[Dataset entries]
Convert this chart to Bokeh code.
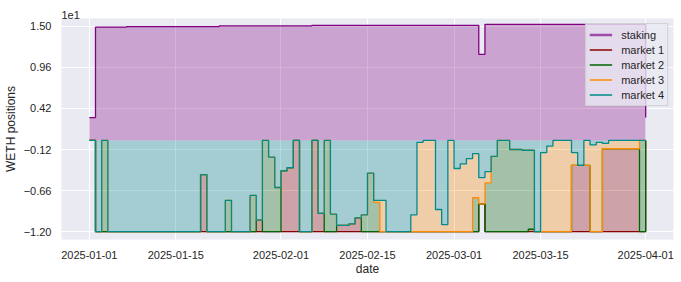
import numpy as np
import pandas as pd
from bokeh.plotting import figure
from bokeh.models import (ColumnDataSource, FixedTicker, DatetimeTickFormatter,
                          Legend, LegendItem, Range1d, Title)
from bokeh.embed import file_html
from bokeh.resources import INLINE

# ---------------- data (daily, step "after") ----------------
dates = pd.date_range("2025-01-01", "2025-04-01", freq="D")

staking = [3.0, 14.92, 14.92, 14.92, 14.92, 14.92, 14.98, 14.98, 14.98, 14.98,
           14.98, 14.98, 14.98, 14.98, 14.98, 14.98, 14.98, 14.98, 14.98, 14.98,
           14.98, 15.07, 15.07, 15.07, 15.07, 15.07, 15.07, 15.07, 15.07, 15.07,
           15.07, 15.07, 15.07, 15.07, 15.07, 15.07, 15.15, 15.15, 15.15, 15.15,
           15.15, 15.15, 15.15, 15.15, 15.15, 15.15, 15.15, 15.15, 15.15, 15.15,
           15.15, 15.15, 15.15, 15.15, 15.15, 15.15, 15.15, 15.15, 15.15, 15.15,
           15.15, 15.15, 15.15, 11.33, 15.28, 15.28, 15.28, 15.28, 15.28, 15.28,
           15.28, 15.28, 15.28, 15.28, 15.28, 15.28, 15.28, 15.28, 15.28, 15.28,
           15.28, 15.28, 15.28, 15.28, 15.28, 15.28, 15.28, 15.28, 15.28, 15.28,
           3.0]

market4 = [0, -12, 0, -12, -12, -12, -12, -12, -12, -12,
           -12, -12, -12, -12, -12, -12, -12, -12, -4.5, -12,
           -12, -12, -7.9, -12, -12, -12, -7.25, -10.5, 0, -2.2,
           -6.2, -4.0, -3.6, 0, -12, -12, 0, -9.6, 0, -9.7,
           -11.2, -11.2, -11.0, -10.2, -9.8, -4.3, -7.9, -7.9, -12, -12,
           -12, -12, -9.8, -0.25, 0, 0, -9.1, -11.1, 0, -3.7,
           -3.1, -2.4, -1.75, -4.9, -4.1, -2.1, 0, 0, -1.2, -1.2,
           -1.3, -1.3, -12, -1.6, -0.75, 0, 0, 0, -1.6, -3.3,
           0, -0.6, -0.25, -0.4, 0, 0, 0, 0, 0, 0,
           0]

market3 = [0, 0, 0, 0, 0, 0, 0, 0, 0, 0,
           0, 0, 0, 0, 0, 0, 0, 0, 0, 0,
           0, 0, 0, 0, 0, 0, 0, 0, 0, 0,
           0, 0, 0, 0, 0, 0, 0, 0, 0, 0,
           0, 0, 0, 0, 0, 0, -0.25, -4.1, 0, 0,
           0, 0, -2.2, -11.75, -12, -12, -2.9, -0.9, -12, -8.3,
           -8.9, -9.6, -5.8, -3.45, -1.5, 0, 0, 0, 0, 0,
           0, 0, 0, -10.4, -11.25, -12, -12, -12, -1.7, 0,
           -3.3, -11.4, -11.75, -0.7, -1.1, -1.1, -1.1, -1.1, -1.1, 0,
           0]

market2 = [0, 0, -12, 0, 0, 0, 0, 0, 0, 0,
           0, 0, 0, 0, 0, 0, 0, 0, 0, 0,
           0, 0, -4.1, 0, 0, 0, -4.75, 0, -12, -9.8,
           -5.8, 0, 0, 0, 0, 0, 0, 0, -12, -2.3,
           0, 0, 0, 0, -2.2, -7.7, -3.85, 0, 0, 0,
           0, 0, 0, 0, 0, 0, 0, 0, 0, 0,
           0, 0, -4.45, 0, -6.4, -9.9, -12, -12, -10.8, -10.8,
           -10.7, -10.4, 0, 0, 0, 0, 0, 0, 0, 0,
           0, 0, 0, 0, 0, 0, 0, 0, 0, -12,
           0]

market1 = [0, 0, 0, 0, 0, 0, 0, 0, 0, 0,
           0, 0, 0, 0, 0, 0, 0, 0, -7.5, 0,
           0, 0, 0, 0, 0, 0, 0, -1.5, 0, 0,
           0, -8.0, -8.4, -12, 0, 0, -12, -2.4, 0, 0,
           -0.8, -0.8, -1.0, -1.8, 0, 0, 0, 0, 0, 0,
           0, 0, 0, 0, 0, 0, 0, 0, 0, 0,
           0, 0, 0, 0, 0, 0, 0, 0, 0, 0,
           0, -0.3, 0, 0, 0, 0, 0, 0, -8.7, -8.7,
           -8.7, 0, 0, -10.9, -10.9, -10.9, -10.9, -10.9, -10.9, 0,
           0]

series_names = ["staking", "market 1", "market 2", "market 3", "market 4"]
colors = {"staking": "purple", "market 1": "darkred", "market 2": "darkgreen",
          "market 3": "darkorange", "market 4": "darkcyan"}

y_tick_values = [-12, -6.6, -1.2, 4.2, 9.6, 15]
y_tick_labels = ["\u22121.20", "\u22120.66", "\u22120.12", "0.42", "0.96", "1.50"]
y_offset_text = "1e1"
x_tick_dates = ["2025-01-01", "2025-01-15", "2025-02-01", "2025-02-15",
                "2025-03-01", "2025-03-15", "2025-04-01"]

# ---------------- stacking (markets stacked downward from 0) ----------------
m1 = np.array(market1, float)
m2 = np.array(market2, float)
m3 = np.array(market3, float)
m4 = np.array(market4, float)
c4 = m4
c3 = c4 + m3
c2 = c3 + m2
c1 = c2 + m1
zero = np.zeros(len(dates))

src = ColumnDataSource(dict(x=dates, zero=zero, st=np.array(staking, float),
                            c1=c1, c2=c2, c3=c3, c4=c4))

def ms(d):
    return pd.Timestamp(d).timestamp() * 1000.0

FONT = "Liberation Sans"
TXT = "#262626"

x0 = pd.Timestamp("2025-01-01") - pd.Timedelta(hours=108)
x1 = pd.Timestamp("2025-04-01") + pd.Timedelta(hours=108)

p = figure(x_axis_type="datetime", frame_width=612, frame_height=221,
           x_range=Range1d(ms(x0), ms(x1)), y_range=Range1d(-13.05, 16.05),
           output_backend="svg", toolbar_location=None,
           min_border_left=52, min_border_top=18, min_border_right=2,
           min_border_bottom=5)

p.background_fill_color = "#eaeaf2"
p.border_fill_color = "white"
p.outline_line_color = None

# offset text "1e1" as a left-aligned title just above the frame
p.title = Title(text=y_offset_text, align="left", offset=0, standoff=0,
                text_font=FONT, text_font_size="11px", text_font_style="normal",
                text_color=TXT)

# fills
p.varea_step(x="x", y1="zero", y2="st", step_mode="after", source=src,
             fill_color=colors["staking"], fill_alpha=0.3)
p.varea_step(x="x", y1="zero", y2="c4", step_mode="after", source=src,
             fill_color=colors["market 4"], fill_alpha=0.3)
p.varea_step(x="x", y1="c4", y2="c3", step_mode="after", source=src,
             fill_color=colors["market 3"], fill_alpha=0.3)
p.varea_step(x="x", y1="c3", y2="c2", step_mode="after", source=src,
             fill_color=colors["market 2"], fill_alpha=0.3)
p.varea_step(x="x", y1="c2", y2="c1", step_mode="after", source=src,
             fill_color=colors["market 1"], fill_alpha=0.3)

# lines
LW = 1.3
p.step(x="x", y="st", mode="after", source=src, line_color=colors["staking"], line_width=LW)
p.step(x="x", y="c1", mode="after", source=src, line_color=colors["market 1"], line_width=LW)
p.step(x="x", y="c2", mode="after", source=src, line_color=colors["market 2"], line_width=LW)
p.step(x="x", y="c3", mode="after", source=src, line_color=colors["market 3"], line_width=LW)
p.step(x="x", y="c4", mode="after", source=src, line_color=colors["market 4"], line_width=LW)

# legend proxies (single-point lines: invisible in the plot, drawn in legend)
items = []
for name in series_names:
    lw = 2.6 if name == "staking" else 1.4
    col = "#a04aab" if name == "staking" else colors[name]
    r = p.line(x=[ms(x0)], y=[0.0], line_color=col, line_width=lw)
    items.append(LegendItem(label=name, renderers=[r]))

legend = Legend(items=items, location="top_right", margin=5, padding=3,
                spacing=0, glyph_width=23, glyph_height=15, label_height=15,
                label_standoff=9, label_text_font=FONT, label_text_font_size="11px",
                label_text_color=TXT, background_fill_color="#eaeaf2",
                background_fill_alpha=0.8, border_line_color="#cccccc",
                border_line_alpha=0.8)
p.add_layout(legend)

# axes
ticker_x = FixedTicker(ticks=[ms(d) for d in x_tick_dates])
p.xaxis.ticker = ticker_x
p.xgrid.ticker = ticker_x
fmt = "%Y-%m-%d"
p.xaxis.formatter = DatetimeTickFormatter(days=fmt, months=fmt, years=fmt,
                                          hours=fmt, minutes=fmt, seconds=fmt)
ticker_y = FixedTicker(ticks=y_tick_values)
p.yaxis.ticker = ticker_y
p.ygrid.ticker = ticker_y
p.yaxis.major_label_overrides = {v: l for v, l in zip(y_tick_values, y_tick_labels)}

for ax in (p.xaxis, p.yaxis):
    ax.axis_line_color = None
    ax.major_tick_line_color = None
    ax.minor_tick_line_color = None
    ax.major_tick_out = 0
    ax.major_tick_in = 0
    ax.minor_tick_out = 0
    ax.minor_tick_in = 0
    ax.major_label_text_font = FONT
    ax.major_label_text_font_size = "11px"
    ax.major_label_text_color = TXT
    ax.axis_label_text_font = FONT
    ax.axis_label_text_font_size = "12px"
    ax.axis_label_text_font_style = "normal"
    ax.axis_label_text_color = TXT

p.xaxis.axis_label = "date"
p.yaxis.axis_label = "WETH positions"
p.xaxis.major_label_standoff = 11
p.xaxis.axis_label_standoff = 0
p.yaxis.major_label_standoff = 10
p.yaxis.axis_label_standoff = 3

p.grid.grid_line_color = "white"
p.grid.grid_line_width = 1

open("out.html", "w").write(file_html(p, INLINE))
--
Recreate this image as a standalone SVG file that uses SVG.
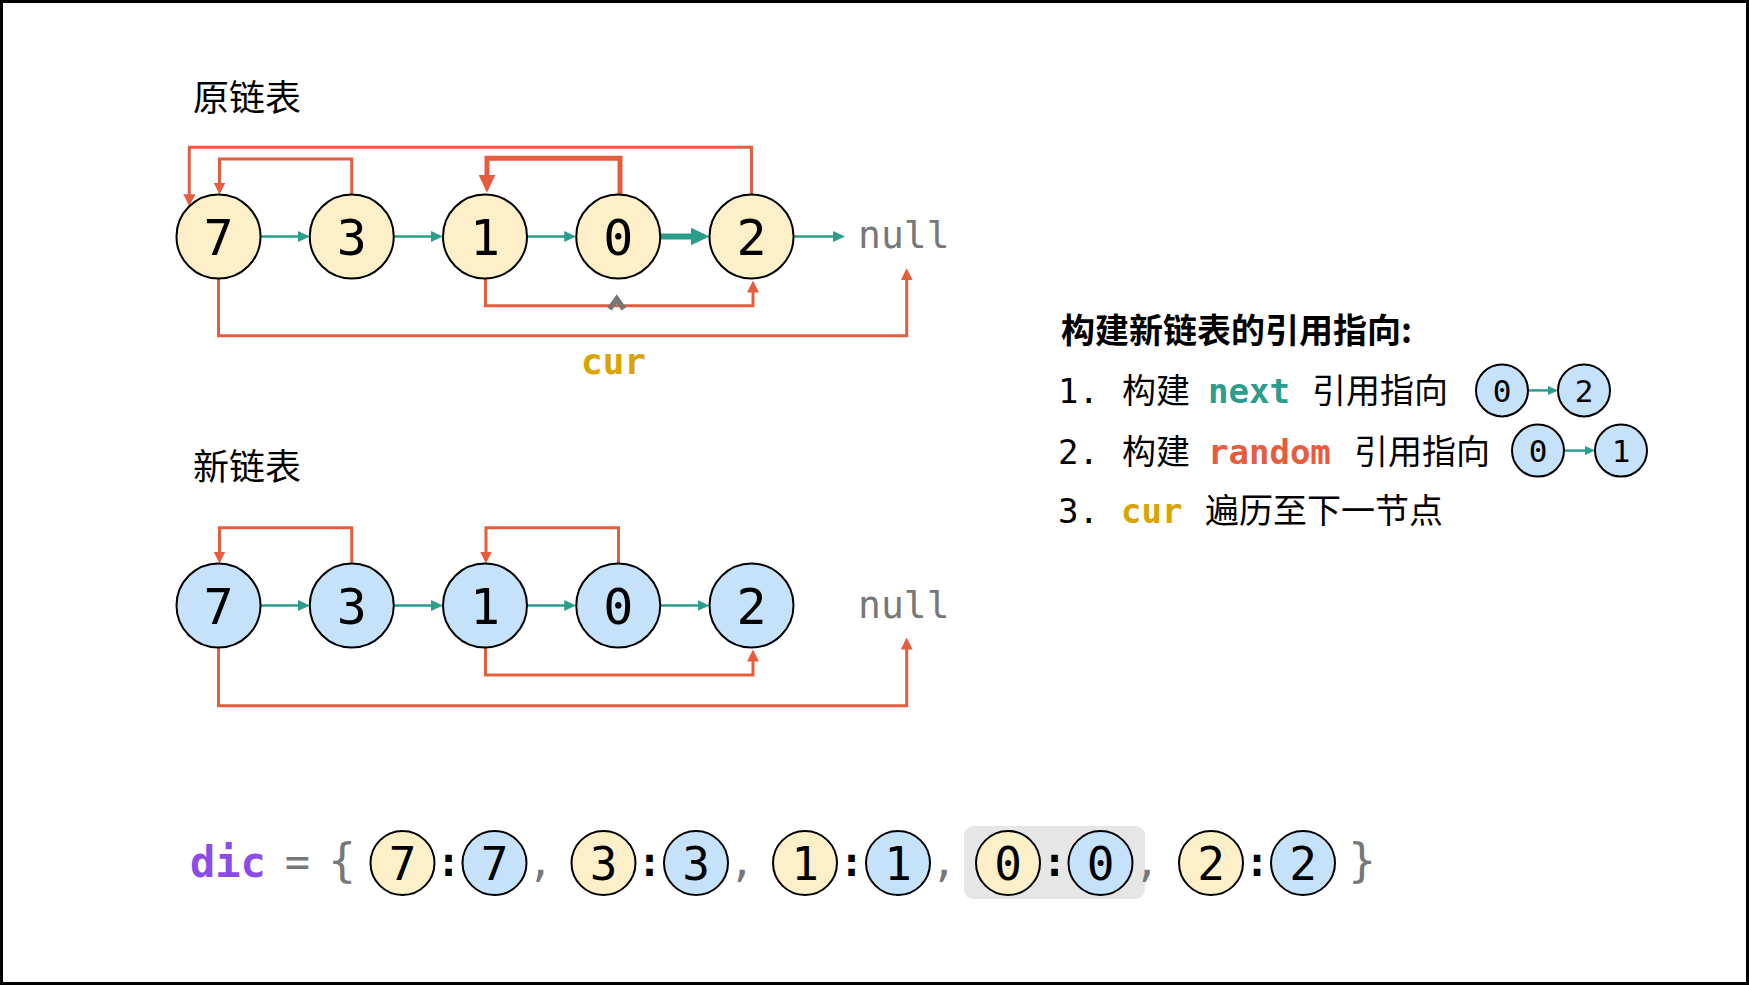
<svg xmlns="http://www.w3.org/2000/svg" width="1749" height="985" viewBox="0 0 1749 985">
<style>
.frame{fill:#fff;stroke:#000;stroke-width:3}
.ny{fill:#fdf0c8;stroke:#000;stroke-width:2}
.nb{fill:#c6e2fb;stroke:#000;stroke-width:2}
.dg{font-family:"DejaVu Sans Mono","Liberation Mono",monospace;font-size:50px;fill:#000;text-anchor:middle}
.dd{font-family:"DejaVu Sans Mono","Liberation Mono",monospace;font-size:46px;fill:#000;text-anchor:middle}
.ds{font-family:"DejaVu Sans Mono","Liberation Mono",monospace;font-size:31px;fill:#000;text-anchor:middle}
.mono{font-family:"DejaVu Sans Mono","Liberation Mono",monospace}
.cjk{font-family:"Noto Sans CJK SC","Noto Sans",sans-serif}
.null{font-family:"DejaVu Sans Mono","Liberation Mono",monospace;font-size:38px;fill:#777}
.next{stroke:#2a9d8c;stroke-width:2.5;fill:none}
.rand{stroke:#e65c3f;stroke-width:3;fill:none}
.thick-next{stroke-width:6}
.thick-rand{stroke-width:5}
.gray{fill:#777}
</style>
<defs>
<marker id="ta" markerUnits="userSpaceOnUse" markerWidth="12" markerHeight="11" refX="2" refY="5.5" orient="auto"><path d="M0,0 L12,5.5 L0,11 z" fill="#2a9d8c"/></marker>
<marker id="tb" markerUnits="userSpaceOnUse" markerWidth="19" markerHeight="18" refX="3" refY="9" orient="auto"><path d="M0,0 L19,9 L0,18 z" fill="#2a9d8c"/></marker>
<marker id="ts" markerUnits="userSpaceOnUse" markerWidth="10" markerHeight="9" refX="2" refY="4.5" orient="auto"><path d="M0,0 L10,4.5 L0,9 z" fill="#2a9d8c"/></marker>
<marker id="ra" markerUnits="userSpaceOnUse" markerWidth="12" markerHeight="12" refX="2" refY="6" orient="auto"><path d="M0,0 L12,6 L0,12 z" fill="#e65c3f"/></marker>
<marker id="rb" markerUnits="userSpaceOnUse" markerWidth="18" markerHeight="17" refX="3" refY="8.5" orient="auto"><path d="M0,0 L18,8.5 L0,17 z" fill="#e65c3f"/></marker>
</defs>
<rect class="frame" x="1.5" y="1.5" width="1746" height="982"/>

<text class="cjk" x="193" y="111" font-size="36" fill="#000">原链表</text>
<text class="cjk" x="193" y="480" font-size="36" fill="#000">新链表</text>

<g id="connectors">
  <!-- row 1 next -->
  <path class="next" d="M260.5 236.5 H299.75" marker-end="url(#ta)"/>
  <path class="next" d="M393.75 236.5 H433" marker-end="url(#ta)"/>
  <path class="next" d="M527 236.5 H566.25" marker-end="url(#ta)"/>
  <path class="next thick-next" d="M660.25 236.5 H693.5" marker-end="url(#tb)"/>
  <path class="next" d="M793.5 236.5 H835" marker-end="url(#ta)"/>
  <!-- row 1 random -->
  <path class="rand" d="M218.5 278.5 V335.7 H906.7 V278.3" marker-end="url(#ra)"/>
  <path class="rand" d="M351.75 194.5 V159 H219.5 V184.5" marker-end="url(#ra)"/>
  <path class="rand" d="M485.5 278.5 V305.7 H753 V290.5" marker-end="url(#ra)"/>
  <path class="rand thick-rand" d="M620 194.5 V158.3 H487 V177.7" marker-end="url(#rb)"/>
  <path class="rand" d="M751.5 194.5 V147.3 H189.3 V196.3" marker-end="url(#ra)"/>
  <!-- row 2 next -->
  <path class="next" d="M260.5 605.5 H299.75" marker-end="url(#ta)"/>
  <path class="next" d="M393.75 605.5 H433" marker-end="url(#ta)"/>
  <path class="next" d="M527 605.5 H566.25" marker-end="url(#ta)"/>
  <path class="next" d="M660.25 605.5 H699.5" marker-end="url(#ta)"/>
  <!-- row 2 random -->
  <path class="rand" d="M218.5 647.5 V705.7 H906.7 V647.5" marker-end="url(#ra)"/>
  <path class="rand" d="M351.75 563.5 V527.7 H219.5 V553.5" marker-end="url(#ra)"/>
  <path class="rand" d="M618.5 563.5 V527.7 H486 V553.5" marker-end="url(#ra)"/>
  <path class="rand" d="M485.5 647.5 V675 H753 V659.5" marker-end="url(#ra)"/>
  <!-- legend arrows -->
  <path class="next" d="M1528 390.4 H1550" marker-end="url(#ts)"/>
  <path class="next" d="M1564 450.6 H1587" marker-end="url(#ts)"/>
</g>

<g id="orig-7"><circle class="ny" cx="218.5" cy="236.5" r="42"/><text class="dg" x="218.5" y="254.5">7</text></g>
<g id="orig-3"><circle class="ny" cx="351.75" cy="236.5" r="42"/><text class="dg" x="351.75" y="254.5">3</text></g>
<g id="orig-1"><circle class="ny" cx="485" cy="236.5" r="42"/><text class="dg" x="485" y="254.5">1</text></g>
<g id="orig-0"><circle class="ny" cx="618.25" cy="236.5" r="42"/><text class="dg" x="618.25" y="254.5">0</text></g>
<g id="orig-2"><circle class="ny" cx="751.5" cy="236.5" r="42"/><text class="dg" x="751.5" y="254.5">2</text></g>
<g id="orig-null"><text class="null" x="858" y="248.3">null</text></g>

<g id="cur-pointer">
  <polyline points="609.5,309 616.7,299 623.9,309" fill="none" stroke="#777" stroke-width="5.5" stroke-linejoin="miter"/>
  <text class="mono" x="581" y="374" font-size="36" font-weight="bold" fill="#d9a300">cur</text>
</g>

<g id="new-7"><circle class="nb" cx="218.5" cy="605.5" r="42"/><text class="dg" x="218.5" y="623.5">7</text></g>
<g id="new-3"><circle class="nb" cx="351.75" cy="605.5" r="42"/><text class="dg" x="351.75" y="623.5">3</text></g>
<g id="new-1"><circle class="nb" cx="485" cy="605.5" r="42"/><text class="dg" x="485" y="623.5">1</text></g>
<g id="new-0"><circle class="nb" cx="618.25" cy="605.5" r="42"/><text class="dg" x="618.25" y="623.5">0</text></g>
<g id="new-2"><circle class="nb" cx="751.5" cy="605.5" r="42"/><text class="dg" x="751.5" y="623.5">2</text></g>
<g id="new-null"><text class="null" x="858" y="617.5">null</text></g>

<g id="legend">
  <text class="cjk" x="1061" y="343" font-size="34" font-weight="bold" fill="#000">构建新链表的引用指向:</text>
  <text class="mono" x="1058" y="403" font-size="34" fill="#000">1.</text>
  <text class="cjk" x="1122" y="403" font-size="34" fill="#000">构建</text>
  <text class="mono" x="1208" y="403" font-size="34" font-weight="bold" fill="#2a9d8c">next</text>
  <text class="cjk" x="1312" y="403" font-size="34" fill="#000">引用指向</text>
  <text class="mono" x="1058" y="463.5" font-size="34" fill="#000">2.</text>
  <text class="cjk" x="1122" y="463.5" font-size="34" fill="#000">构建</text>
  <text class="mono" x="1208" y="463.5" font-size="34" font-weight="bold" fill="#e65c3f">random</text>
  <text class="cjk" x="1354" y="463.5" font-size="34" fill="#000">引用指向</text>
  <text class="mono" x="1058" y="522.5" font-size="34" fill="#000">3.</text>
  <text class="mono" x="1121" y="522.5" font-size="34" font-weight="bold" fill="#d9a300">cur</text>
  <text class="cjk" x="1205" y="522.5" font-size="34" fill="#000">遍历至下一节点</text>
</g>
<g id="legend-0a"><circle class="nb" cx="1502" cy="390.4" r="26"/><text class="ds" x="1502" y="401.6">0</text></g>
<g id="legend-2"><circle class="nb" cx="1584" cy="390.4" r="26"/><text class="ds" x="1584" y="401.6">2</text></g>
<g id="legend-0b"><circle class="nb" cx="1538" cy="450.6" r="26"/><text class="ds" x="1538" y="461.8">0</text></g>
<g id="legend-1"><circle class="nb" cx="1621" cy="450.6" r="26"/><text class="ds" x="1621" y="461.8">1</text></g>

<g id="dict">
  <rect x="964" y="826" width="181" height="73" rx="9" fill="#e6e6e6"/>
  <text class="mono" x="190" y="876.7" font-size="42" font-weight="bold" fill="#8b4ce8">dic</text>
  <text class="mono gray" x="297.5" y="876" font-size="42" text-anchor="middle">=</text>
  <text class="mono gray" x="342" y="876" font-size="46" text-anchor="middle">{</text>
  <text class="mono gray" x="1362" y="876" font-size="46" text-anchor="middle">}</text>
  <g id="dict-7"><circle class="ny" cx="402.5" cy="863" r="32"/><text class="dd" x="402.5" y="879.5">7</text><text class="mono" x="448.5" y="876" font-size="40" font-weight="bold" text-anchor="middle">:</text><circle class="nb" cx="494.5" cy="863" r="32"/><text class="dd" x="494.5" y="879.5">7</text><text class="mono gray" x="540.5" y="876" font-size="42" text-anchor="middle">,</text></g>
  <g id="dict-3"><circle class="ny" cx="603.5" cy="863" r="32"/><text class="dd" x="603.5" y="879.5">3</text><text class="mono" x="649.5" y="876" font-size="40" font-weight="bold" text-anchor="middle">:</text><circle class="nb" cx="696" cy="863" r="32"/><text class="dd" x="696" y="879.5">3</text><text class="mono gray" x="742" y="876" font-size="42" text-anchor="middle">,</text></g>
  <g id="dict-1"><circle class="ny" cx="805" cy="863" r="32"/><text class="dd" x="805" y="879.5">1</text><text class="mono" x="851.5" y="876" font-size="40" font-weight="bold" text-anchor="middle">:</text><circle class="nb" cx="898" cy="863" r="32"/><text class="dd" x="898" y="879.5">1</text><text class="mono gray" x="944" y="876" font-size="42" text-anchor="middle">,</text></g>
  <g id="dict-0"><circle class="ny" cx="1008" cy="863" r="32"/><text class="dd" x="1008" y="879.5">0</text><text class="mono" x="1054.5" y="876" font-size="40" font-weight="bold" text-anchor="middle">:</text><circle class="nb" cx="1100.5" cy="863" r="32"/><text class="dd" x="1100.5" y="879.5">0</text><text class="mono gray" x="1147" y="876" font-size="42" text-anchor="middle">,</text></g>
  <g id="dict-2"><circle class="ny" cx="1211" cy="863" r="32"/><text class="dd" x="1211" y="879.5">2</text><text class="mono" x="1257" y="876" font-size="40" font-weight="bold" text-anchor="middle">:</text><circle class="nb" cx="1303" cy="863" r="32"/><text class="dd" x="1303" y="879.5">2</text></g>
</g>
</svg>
---
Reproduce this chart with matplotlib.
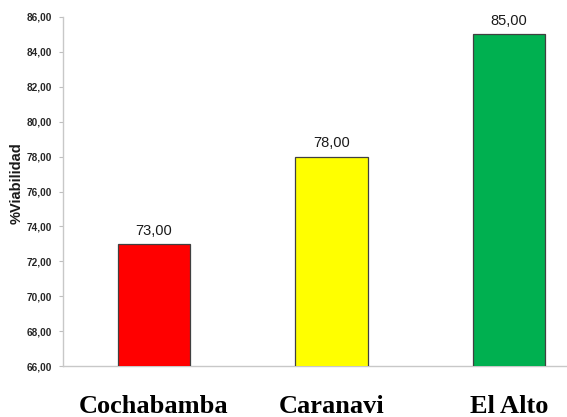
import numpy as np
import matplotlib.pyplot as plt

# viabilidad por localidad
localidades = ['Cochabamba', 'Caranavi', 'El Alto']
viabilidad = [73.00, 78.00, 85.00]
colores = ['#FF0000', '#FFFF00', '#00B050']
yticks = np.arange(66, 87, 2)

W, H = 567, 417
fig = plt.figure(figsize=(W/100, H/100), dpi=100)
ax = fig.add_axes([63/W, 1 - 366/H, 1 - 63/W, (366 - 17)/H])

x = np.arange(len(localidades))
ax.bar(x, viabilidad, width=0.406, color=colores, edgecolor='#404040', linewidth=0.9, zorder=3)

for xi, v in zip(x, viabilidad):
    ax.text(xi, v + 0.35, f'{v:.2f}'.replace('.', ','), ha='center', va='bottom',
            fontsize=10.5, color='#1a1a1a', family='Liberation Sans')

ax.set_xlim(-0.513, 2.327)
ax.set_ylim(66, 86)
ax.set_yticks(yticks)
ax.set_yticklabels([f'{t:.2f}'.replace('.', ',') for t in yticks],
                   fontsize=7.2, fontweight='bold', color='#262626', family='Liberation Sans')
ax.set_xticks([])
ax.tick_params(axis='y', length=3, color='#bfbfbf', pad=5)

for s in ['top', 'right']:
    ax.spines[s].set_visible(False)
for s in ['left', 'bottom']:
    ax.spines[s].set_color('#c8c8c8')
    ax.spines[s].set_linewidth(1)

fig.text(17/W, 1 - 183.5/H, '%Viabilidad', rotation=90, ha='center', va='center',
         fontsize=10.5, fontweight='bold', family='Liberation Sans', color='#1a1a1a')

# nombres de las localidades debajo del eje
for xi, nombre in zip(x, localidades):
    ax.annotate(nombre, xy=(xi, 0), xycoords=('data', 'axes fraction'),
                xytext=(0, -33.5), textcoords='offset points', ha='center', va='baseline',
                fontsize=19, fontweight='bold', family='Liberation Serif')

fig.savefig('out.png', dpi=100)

■ EXERCISE OBJECTIVE
Everything from the line that contains "Reproduce this chart with matplotlib." down to the line that contains "yticks = np.arange(66, 87, 2)" should be written out exactly, end lines too, minus the pictures.

■ TASK ANSWER
Reproduce this chart with matplotlib.
import numpy as np
import matplotlib.pyplot as plt

# viabilidad por localidad
localidades = ['Cochabamba', 'Caranavi', 'El Alto']
viabilidad = [73.00, 78.00, 85.00]
colores = ['#FF0000', '#FFFF00', '#00B050']
yticks = np.arange(66, 87, 2)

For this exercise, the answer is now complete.